Code that draws figures:
┌──
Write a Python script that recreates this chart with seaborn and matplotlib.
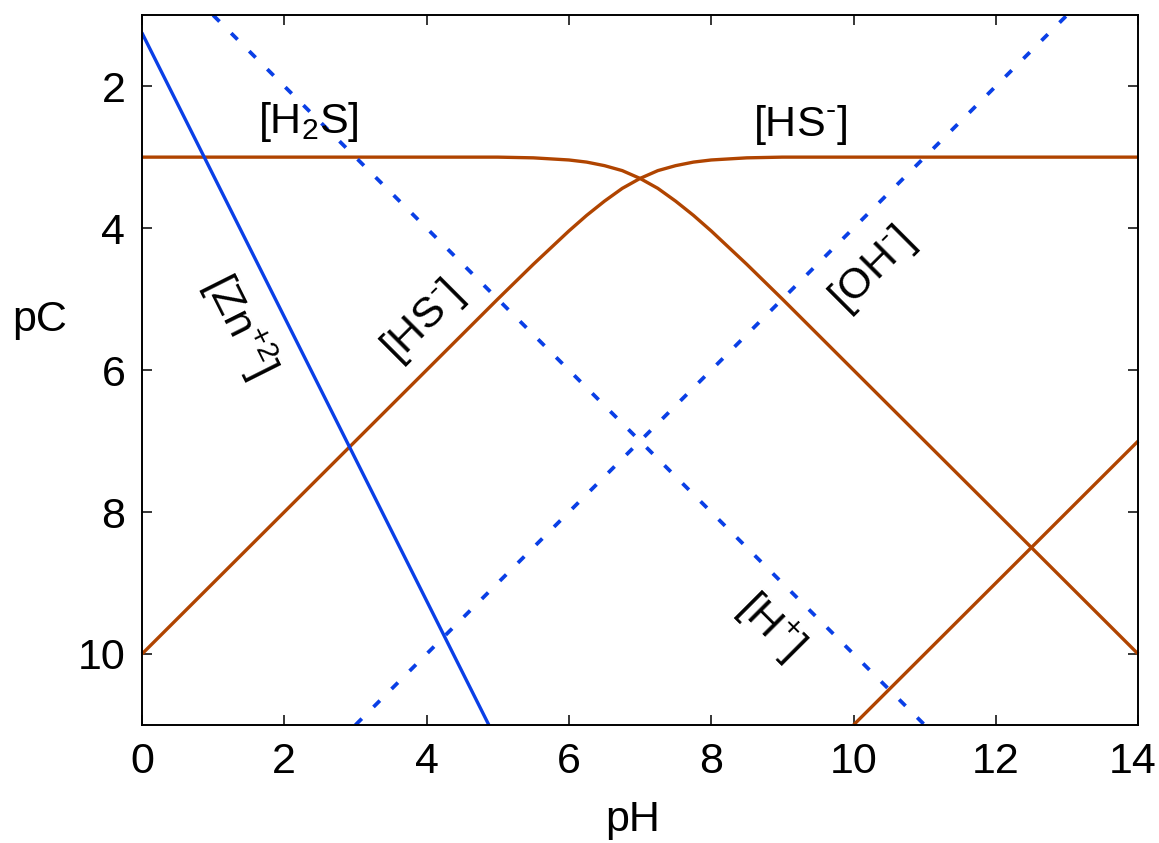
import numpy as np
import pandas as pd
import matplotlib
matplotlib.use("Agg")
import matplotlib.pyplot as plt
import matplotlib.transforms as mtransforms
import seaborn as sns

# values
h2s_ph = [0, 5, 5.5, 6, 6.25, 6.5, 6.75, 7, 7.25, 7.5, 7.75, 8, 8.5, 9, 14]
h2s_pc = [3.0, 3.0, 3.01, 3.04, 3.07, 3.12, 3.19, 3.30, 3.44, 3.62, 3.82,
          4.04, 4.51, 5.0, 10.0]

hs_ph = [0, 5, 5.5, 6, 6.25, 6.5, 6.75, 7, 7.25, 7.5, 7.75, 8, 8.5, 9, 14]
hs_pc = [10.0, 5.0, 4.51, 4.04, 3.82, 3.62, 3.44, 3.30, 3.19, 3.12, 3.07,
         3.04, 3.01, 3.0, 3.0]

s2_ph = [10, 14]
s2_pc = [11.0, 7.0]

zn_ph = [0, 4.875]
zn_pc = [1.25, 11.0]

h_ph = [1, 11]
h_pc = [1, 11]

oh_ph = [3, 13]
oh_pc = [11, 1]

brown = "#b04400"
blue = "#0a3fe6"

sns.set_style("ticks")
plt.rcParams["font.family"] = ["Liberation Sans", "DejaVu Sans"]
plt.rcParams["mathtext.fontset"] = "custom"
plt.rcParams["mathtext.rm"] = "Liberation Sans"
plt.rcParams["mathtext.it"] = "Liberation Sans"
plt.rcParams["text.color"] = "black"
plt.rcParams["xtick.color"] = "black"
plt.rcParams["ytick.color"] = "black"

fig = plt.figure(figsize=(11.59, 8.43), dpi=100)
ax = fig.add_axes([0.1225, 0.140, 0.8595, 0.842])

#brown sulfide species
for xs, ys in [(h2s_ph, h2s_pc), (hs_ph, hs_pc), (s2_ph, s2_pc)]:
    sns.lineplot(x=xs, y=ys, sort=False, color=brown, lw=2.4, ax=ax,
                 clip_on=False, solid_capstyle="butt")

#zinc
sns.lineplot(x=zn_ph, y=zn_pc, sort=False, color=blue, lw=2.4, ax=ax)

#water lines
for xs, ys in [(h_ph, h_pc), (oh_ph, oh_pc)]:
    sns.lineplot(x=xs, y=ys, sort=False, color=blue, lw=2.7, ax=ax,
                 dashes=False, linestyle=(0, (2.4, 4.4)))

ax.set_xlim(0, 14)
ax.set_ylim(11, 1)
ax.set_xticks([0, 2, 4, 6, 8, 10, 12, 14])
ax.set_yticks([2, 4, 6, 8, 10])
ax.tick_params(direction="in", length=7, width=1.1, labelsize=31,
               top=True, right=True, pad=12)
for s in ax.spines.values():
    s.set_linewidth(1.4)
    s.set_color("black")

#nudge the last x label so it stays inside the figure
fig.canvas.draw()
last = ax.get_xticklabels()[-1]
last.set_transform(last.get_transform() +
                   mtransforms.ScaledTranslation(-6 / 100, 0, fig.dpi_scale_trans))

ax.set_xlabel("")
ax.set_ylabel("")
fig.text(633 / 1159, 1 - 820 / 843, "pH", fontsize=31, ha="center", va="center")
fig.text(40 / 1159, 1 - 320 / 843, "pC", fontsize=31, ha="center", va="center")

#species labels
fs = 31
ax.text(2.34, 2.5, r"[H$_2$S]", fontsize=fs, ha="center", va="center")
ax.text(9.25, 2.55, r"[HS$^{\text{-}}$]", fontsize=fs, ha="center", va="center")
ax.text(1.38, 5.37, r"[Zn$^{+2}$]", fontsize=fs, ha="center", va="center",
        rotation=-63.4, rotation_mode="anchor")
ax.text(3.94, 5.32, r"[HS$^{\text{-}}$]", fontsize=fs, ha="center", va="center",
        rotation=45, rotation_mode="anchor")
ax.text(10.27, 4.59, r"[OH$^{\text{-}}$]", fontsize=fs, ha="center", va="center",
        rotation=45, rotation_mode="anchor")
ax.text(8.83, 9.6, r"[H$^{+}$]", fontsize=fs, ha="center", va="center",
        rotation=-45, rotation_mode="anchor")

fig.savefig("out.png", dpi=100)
└──
┌──
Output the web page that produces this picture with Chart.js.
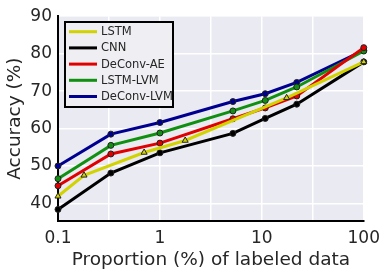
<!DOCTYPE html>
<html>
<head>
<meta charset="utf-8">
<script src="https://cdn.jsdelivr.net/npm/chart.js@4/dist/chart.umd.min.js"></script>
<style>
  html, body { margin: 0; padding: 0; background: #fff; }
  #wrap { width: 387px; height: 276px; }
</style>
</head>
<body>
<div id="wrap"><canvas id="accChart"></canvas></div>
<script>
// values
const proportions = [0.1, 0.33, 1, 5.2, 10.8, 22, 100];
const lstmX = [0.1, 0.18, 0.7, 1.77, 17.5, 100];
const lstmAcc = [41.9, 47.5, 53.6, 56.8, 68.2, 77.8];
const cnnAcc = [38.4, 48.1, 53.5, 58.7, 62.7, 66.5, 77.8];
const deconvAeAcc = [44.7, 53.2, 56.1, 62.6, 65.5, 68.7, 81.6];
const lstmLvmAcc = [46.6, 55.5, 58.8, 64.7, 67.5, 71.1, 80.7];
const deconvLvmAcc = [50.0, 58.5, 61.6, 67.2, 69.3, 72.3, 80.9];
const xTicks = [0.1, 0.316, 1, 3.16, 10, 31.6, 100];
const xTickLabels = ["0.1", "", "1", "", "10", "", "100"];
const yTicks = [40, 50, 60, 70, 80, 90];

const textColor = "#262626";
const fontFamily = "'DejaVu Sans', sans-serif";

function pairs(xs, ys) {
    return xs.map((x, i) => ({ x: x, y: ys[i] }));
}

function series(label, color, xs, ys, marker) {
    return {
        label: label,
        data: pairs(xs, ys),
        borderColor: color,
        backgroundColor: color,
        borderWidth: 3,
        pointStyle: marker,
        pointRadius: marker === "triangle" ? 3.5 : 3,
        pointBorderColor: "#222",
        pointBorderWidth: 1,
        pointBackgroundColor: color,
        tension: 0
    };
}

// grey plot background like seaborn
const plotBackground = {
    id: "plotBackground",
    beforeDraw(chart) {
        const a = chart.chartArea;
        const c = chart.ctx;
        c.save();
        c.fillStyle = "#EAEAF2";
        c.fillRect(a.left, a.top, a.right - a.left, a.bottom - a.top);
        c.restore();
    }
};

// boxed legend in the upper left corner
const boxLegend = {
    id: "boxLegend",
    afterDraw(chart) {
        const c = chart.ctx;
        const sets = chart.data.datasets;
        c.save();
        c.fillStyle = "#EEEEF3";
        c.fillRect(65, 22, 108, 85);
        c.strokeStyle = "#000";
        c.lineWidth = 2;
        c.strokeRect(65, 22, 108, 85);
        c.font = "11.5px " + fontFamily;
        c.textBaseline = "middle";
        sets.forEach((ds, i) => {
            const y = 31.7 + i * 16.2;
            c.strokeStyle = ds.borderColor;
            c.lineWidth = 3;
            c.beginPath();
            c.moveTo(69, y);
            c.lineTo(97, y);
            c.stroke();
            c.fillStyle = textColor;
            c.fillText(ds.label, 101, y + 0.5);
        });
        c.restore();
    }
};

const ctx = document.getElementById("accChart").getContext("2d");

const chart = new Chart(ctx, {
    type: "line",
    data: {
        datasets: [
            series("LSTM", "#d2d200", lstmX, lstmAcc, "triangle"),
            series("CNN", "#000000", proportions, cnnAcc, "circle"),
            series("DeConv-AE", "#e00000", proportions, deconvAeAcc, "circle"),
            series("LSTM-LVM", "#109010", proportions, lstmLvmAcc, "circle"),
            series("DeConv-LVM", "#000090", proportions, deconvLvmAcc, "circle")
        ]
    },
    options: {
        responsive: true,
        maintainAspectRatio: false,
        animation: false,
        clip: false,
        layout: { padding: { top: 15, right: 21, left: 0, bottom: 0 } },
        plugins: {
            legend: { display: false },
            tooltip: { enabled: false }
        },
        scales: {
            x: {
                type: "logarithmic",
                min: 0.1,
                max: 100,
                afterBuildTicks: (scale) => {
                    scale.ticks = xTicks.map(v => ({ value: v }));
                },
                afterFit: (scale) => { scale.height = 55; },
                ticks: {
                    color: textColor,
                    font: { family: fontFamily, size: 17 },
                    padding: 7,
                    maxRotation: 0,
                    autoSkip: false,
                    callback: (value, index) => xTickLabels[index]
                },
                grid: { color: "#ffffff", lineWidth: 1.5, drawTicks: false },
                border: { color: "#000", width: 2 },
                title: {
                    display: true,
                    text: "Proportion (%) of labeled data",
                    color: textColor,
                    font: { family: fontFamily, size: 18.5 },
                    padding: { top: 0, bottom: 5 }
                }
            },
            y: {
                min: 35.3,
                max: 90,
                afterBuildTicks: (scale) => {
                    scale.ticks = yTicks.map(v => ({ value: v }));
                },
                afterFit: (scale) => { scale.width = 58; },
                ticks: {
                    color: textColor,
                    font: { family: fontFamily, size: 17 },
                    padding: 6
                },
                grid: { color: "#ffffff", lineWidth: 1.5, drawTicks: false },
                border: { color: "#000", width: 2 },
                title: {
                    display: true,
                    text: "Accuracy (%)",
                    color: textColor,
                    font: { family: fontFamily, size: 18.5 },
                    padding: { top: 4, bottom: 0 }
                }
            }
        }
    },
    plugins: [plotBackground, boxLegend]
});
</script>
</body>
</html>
└──
■ SET PROBLEM ■
Only the lines from the one with "Write a Python" through the one with "4.04, 4.51, 5.0, 10.0]", both included, go in the copy, exactly as written. Leave the pictures behind.

■ EXPECTED ANSWER ■
Write a Python script that recreates this chart with seaborn and matplotlib.
import numpy as np
import pandas as pd
import matplotlib
matplotlib.use("Agg")
import matplotlib.pyplot as plt
import matplotlib.transforms as mtransforms
import seaborn as sns

# values
h2s_ph = [0, 5, 5.5, 6, 6.25, 6.5, 6.75, 7, 7.25, 7.5, 7.75, 8, 8.5, 9, 14]
h2s_pc = [3.0, 3.0, 3.01, 3.04, 3.07, 3.12, 3.19, 3.30, 3.44, 3.62, 3.82,
          4.04, 4.51, 5.0, 10.0]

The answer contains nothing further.